Emelin Vivar is framing personal anecdotes through a filmmaker’s lens.
After initially picking up her camera to conduct miscellaneous school projects, the second-year pre-political science student said she began experimenting with filmmaking through UCLA’s GreenShorts program. Vivar said the program taught her the fundamentals of creating movies through shorts regarding environmental issues, which then inspired her to apply to Ghetto Film School. The nonprofit organization dedicated to enriching the next generation of filmmakers allowed her to begin creating her own original work, she said.
“A lot of times, (I’m) just thinking, ‘How can I make something so minuscule, so small, that’s so relatable? And in everyday life, something that’s grander, and something that’s bigger and able to transcend into movie spaces,'” Vivar said.
Through GFS, Vivar said she was able to create three original short films thus far: “SOMNUM,” “Permiso” and “Beholder.” She said her films are centered on her own personal experiences, with “SOMNUM” about her night of sleep paralysis and “Beholder” as a love letter to her hometown of South Central Los Angeles.
When creating “Permiso” – which translates to “Permission” in English – Vivar drew inspiration from her childhood growing up in an immigrant household, she said. The short, Vivar said, is a dialogue-driven piece spoken entirely in Spanish about a young girl asking her mother’s permission to go on a class trip to Iceland. She added that the film highlights a relatable occurrence for other first-generation students living with stricter parents instead of the typical portrayal of lenient parents seen in popular media.
For lead actress Tatiana Juarez, “Permiso,” comprised of an all-Latino crew, allowed her to further connect to her roots. Juarez said to help transcend into the character of a young Latina student, she practiced her native language and shared relatable experiences with other Latino creatives that were on set, including Vivar.

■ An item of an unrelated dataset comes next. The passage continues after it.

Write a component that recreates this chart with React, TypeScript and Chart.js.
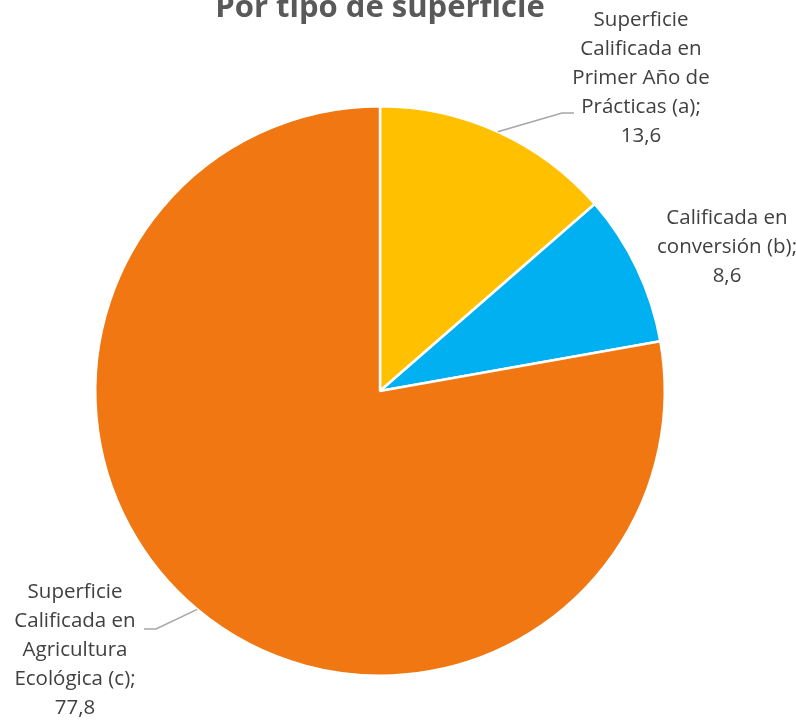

Having presented Vivar with the resources needed to realize her ideas on the screen, GFS program coordinator Gloria Álvarez said Vivar came into GFS with a natural aptitude for storytelling. Through the program, Vivar was able to expand her scope as a filmmaker by learning the technical aspects of the art form, such as cinematography, editing and creating an effective shooting schedule, Álvarez said.
“From the very beginning, … we (the school) saw just how passionate she is about telling stories that come from her own community. And that’s giving a voice to people that maybe have not been photographed in this way or are not photographed often,” Álvarez said.
Although her films stem from introspective thoughts, Vivar said she finds filmmaking to be a cooperative way to grow closer to others. With her firsthand personal experiences captured within her work, she said audiences are able to connect to the emotional and relatable moments in their own lives. The act of constructing a film creates a space for other artists to learn from each other and confirm the importance of sharing their stories, she added.
“It can be a little bit lonely to write scripts by myself in my room or listening to music,” Vivar said. “Working with so many people and being able to be creative myself freely and express myself no matter what and people be actually interested in what I have to say is my favorite part about filmmaking.”
While Vivar said she is studying political science in hopes of attending law school, she plans on upkeeping her creative fluidity as a filmmaker. The entertainment industry can be difficult to navigate, and she hopes that after pursuing a law degree, she will have the means to invest in her own movies to continue telling underrepresented stories.
“I feel like I’d really like to do … something that … allows me to still be creative because I don’t want to lose that side of myself,” Vivar said. “Film is always going to be an important part of who I am, so I feel like I have to include it in whatever it is that I end up doing in the future.”